START Dataset extract
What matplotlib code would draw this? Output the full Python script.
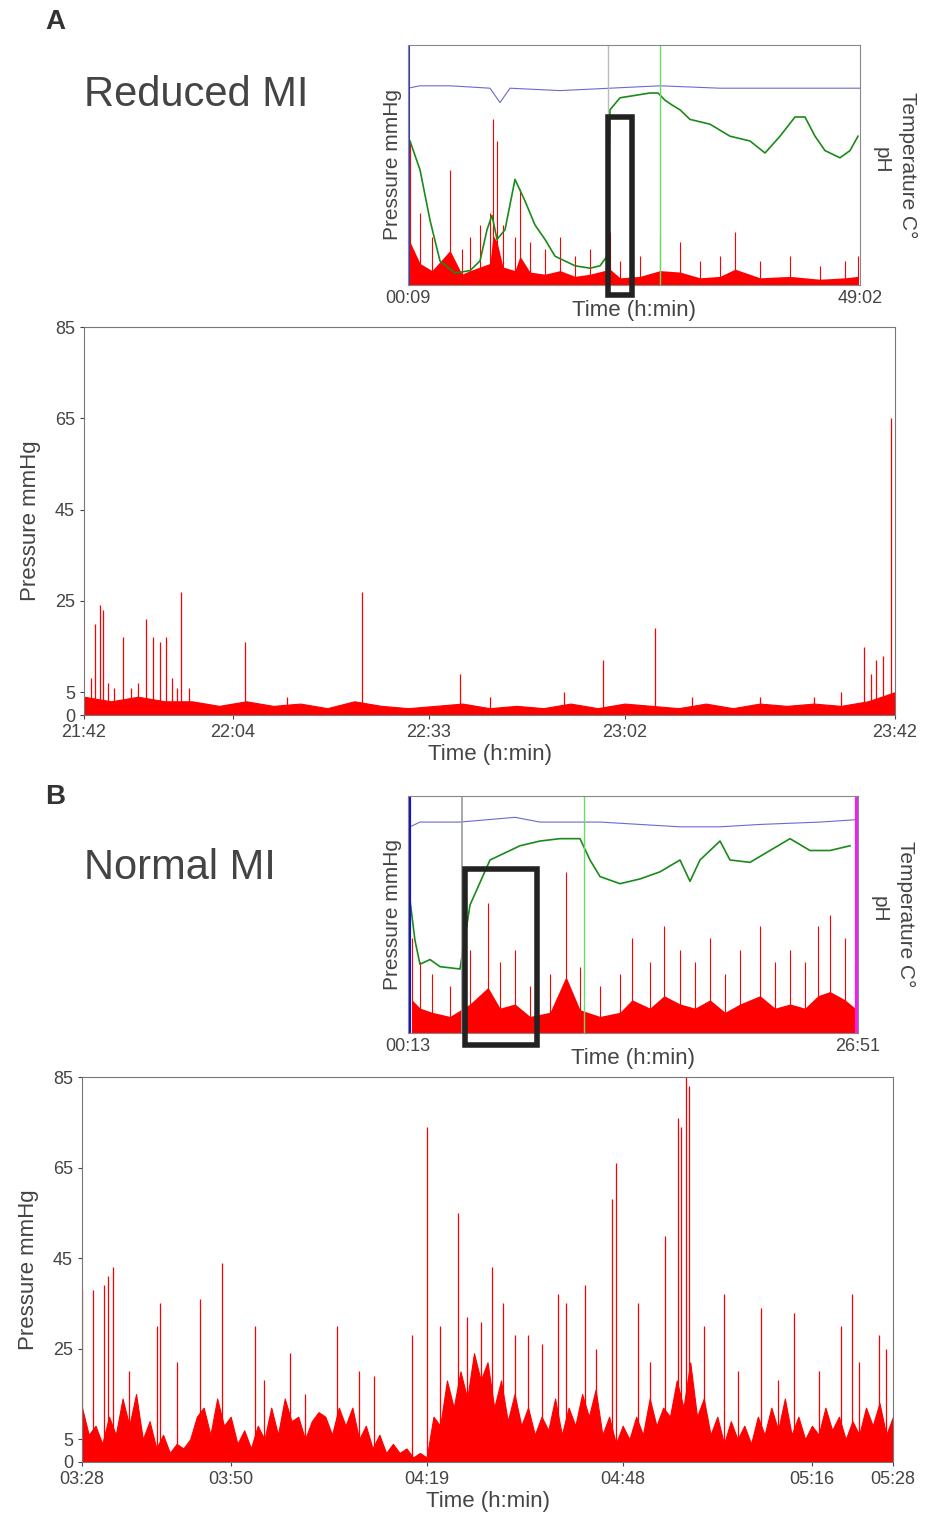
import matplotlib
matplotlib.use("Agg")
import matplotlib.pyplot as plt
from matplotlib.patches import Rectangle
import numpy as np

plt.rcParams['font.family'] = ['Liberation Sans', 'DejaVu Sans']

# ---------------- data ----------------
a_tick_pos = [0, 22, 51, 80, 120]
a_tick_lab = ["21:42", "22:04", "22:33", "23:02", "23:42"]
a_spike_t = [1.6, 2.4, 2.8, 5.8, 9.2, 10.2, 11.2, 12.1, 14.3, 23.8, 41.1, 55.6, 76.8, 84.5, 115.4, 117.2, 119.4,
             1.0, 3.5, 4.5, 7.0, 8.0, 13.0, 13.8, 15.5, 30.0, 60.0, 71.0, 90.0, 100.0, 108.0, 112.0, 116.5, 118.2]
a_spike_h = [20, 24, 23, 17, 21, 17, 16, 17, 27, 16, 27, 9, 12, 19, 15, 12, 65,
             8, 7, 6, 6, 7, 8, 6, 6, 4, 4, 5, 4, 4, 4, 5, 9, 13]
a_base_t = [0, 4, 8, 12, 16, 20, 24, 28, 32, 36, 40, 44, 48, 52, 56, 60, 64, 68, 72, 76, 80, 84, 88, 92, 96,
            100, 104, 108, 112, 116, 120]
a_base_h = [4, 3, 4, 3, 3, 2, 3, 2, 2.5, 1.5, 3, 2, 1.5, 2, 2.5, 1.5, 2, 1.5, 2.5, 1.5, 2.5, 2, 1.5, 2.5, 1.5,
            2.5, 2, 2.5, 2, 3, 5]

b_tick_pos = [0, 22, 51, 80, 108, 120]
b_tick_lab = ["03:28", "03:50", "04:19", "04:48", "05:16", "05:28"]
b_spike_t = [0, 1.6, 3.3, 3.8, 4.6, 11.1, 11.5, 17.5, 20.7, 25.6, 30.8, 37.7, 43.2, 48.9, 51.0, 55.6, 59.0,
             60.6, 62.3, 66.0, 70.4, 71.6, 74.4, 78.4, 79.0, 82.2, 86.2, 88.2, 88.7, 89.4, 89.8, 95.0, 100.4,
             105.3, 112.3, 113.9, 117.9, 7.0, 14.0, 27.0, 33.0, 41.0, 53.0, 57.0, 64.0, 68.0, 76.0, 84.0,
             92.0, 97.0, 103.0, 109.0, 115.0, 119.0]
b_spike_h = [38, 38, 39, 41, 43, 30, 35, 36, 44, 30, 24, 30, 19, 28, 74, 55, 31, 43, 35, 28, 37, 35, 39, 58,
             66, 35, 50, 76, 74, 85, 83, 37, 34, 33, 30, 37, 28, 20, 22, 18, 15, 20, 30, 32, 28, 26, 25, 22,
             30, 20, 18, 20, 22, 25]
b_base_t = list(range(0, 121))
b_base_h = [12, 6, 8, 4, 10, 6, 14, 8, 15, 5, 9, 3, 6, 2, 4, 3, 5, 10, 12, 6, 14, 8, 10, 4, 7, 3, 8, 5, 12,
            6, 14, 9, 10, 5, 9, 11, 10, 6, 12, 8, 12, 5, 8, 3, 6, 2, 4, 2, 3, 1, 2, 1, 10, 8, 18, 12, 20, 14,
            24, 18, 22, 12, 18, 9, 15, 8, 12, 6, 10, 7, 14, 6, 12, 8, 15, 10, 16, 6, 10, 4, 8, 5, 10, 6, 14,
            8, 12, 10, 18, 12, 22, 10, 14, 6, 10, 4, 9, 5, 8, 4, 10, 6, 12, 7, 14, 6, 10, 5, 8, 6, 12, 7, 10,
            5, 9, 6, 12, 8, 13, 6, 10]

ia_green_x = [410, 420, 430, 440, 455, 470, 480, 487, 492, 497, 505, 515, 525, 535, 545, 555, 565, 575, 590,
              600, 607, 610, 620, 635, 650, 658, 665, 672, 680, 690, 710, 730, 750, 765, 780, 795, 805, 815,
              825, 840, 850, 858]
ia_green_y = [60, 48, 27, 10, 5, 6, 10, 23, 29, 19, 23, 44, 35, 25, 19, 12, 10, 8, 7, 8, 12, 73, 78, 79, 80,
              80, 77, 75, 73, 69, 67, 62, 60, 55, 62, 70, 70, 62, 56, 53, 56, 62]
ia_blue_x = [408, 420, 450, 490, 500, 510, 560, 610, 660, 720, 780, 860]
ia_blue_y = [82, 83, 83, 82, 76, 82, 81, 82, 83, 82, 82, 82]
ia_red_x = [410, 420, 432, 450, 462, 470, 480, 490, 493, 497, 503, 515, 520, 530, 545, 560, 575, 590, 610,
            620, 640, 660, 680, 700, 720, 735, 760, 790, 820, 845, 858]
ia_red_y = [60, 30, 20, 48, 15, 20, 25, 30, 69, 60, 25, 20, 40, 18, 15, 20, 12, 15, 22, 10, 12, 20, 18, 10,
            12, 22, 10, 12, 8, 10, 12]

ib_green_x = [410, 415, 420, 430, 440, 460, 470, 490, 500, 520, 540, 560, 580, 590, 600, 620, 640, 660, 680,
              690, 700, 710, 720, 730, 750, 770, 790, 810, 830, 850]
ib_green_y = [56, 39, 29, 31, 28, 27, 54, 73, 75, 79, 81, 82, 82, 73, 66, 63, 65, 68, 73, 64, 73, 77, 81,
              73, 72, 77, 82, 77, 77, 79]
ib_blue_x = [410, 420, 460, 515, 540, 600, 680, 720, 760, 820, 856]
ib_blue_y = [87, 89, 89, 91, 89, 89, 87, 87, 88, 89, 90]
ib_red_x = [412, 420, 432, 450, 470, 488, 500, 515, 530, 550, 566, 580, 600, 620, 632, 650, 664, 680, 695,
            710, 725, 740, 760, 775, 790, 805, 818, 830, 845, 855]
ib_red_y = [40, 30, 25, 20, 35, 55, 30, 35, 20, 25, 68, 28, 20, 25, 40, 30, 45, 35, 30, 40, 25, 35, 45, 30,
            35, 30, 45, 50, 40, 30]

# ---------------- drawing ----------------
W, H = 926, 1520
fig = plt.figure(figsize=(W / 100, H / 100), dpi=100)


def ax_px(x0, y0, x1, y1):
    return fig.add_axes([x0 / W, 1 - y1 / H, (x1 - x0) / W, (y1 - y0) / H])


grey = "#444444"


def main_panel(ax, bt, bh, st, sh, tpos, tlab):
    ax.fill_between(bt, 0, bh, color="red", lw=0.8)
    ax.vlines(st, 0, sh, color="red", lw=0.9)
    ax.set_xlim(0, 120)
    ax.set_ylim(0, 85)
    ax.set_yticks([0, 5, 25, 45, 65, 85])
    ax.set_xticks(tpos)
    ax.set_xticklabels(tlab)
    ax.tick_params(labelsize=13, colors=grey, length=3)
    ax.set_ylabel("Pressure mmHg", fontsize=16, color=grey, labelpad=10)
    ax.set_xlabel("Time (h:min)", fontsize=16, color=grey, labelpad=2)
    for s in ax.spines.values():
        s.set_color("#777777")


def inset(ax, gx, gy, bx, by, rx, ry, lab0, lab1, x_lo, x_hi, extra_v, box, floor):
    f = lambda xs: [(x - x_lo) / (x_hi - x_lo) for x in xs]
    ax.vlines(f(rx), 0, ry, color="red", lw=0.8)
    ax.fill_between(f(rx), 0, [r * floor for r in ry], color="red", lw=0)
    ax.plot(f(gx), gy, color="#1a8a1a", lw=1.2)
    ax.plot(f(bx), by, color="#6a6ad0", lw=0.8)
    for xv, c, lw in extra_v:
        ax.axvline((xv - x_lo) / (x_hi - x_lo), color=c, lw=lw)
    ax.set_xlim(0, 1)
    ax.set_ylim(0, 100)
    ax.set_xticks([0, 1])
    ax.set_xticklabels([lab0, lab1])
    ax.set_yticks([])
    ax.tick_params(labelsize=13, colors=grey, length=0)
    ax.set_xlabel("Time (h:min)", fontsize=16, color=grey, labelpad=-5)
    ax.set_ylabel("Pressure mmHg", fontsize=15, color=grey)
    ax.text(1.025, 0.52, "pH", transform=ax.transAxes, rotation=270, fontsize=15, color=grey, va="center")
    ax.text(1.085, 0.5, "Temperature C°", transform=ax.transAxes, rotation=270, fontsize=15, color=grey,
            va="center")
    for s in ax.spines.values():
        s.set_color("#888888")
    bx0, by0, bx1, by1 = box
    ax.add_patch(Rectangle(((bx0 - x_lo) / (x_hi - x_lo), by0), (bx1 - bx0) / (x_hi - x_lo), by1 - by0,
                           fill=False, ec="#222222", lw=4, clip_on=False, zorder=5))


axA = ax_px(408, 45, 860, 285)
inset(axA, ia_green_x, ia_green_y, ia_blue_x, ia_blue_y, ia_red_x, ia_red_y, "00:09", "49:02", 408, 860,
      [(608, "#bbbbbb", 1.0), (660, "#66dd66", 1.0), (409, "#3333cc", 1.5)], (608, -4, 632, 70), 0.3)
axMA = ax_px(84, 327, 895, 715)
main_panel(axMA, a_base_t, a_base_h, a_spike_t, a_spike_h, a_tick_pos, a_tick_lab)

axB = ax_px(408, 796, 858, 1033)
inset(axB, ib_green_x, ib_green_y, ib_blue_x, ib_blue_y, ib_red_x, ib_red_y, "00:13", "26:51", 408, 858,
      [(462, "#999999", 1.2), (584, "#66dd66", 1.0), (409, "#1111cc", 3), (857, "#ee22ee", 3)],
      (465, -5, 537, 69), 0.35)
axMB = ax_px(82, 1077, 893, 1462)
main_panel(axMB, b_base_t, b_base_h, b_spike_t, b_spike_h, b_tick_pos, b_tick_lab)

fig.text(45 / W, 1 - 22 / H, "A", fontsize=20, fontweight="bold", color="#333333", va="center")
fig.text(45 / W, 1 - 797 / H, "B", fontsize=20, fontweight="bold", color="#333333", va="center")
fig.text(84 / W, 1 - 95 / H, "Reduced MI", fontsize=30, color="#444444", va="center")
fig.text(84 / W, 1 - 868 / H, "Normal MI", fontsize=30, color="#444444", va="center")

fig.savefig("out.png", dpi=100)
END Dataset extract
__Brief__. Write out the lines from the start of the material to the line with "plt.rcParams['font.family'] = ['Liberation", inclusive and exactly. Skip the pictures.

__Exercise solution__.
What matplotlib code would draw this? Output the full Python script.
import matplotlib
matplotlib.use("Agg")
import matplotlib.pyplot as plt
from matplotlib.patches import Rectangle
import numpy as np

plt.rcParams['font.family'] = ['Liberation Sans', 'DejaVu Sans']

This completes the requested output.